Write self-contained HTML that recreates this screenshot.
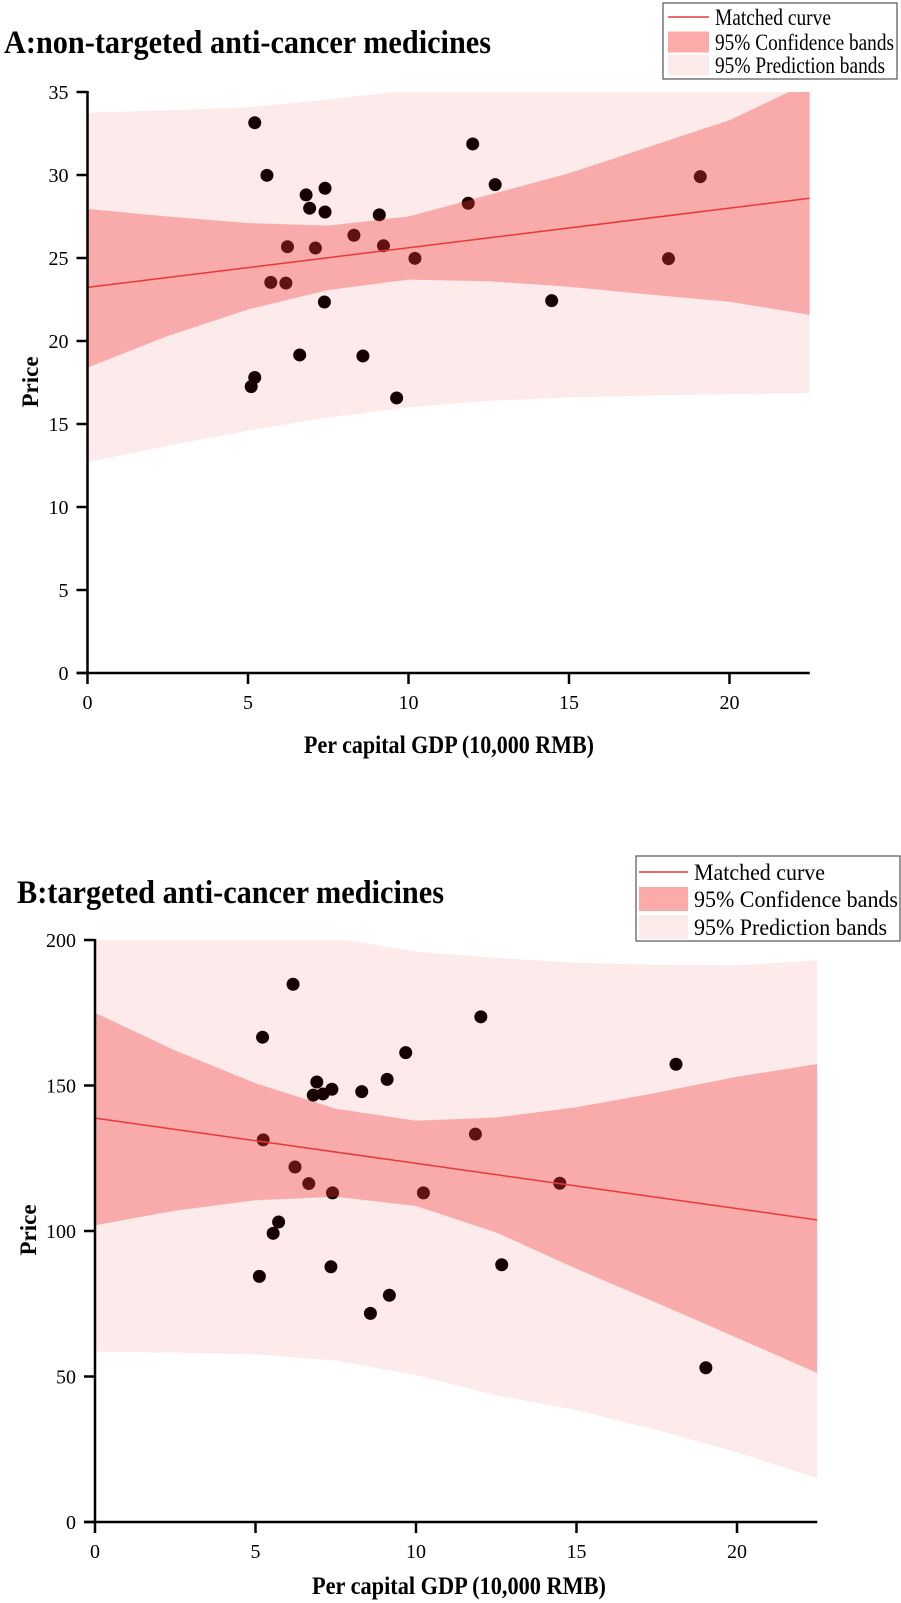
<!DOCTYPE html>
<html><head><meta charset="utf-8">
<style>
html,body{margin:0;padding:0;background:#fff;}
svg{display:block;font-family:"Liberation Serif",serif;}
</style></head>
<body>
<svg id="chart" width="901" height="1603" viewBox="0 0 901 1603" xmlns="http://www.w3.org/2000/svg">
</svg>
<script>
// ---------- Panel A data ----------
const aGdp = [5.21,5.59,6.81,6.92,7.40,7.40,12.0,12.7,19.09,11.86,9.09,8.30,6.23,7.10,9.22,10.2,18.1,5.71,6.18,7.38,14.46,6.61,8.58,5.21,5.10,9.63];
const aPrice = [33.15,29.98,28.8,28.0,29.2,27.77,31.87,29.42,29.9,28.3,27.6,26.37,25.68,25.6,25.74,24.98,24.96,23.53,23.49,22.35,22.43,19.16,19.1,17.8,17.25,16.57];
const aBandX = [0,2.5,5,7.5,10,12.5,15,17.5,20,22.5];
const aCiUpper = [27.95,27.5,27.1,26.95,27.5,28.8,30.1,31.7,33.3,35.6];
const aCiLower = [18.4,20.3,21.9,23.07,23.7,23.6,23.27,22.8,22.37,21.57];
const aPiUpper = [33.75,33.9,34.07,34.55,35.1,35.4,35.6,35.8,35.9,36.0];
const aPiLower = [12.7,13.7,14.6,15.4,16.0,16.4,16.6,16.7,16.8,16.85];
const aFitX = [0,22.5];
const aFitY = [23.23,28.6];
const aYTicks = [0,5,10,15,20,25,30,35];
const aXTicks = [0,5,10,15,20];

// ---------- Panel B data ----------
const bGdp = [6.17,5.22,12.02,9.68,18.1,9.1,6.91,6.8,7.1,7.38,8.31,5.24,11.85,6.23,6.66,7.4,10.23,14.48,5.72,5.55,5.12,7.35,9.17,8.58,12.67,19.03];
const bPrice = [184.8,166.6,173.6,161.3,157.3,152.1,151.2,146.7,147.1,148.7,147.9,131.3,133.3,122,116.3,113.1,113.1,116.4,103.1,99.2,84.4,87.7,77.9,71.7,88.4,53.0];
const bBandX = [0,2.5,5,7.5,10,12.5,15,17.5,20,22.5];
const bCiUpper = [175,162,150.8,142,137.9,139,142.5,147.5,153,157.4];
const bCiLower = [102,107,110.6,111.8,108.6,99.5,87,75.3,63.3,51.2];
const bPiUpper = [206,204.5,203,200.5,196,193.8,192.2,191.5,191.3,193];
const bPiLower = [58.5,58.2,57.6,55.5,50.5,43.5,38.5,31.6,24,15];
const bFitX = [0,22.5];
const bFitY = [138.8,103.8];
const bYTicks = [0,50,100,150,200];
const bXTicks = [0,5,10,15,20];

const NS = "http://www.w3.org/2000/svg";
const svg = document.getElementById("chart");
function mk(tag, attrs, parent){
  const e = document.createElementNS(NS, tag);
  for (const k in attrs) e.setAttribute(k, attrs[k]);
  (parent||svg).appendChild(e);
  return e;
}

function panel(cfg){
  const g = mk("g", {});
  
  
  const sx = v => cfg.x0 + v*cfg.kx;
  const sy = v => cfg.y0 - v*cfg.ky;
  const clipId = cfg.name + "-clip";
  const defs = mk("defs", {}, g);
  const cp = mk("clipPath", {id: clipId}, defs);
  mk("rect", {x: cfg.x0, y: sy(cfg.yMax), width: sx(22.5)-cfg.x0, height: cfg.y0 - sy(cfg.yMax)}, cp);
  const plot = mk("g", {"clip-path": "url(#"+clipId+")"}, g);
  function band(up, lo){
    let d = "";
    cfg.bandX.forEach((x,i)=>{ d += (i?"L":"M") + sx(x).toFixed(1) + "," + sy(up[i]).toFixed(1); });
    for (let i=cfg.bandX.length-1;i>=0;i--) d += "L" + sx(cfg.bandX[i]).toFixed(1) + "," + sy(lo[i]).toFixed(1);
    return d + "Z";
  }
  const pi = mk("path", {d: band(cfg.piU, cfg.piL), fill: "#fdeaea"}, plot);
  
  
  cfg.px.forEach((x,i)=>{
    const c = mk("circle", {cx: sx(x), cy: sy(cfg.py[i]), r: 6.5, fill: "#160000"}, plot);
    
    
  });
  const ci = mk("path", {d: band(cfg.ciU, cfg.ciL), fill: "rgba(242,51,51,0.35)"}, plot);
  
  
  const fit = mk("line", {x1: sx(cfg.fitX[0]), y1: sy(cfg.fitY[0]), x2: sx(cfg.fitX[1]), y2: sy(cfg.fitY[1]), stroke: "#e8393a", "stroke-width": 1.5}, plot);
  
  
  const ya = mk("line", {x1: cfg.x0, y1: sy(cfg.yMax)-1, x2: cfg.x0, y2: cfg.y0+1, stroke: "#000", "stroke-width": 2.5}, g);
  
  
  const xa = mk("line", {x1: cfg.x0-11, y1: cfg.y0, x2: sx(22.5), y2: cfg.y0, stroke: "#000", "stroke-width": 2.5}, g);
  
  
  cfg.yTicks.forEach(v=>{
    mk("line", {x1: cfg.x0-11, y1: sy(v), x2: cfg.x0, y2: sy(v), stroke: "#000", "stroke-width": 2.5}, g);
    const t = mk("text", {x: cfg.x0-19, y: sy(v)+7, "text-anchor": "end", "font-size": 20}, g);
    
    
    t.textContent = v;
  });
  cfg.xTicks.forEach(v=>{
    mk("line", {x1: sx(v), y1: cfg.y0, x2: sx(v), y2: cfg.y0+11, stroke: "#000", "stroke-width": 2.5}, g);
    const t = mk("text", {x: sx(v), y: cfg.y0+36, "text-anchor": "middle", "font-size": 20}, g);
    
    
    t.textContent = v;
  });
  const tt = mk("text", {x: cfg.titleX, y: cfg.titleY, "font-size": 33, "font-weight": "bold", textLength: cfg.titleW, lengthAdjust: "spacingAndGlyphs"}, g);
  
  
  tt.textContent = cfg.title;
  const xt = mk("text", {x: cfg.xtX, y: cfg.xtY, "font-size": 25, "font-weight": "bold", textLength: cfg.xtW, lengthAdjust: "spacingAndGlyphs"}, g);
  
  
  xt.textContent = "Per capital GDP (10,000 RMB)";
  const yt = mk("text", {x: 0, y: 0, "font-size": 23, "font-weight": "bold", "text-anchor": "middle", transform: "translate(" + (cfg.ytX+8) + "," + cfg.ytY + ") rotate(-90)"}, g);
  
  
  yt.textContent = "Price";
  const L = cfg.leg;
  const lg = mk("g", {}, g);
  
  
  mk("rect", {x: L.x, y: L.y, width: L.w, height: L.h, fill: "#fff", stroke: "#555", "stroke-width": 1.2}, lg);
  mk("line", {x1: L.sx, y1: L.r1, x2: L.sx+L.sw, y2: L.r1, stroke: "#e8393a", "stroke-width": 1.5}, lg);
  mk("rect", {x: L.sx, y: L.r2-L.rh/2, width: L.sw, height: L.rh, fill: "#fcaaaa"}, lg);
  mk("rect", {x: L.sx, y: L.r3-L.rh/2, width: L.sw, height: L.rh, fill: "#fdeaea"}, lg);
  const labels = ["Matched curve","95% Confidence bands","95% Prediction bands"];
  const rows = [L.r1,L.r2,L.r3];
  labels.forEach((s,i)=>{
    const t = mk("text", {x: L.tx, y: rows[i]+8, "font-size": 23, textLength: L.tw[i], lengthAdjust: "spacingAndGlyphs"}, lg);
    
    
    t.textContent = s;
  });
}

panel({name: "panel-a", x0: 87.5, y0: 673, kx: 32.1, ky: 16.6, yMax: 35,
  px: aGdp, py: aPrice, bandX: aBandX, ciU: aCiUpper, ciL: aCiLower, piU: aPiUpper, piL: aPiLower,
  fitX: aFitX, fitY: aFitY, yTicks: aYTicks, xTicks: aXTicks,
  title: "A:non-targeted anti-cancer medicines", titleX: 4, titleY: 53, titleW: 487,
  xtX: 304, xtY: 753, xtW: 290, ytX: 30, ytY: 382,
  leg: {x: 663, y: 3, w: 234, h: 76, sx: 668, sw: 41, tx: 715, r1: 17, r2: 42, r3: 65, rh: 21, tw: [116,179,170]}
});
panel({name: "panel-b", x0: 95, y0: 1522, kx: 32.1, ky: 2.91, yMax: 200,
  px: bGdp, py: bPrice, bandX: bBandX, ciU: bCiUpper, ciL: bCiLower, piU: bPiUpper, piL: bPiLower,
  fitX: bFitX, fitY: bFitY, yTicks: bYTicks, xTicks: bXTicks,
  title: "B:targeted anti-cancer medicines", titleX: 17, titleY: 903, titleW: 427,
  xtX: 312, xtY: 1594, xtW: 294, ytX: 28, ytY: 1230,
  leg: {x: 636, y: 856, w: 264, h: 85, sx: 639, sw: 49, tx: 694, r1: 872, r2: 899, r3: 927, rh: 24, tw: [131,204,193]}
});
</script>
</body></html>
******
REQUIREMENT - Leave the pictures out and reproduce exactly the lines from the top of the listing above through the line with "const aXTicks = [0,5,10,15,20];".

OUTPUT OF THE EXERCISE -
Write self-contained HTML that recreates this screenshot.
<!DOCTYPE html>
<html><head><meta charset="utf-8">
<style>
html,body{margin:0;padding:0;background:#fff;}
svg{display:block;font-family:"Liberation Serif",serif;}
</style></head>
<body>
<svg id="chart" width="901" height="1603" viewBox="0 0 901 1603" xmlns="http://www.w3.org/2000/svg">
</svg>
<script>
// ---------- Panel A data ----------
const aGdp = [5.21,5.59,6.81,6.92,7.40,7.40,12.0,12.7,19.09,11.86,9.09,8.30,6.23,7.10,9.22,10.2,18.1,5.71,6.18,7.38,14.46,6.61,8.58,5.21,5.10,9.63];
const aPrice = [33.15,29.98,28.8,28.0,29.2,27.77,31.87,29.42,29.9,28.3,27.6,26.37,25.68,25.6,25.74,24.98,24.96,23.53,23.49,22.35,22.43,19.16,19.1,17.8,17.25,16.57];
const aBandX = [0,2.5,5,7.5,10,12.5,15,17.5,20,22.5];
const aCiUpper = [27.95,27.5,27.1,26.95,27.5,28.8,30.1,31.7,33.3,35.6];
const aCiLower = [18.4,20.3,21.9,23.07,23.7,23.6,23.27,22.8,22.37,21.57];
const aPiUpper = [33.75,33.9,34.07,34.55,35.1,35.4,35.6,35.8,35.9,36.0];
const aPiLower = [12.7,13.7,14.6,15.4,16.0,16.4,16.6,16.7,16.8,16.85];
const aFitX = [0,22.5];
const aFitY = [23.23,28.6];
const aYTicks = [0,5,10,15,20,25,30,35];
const aXTicks = [0,5,10,15,20];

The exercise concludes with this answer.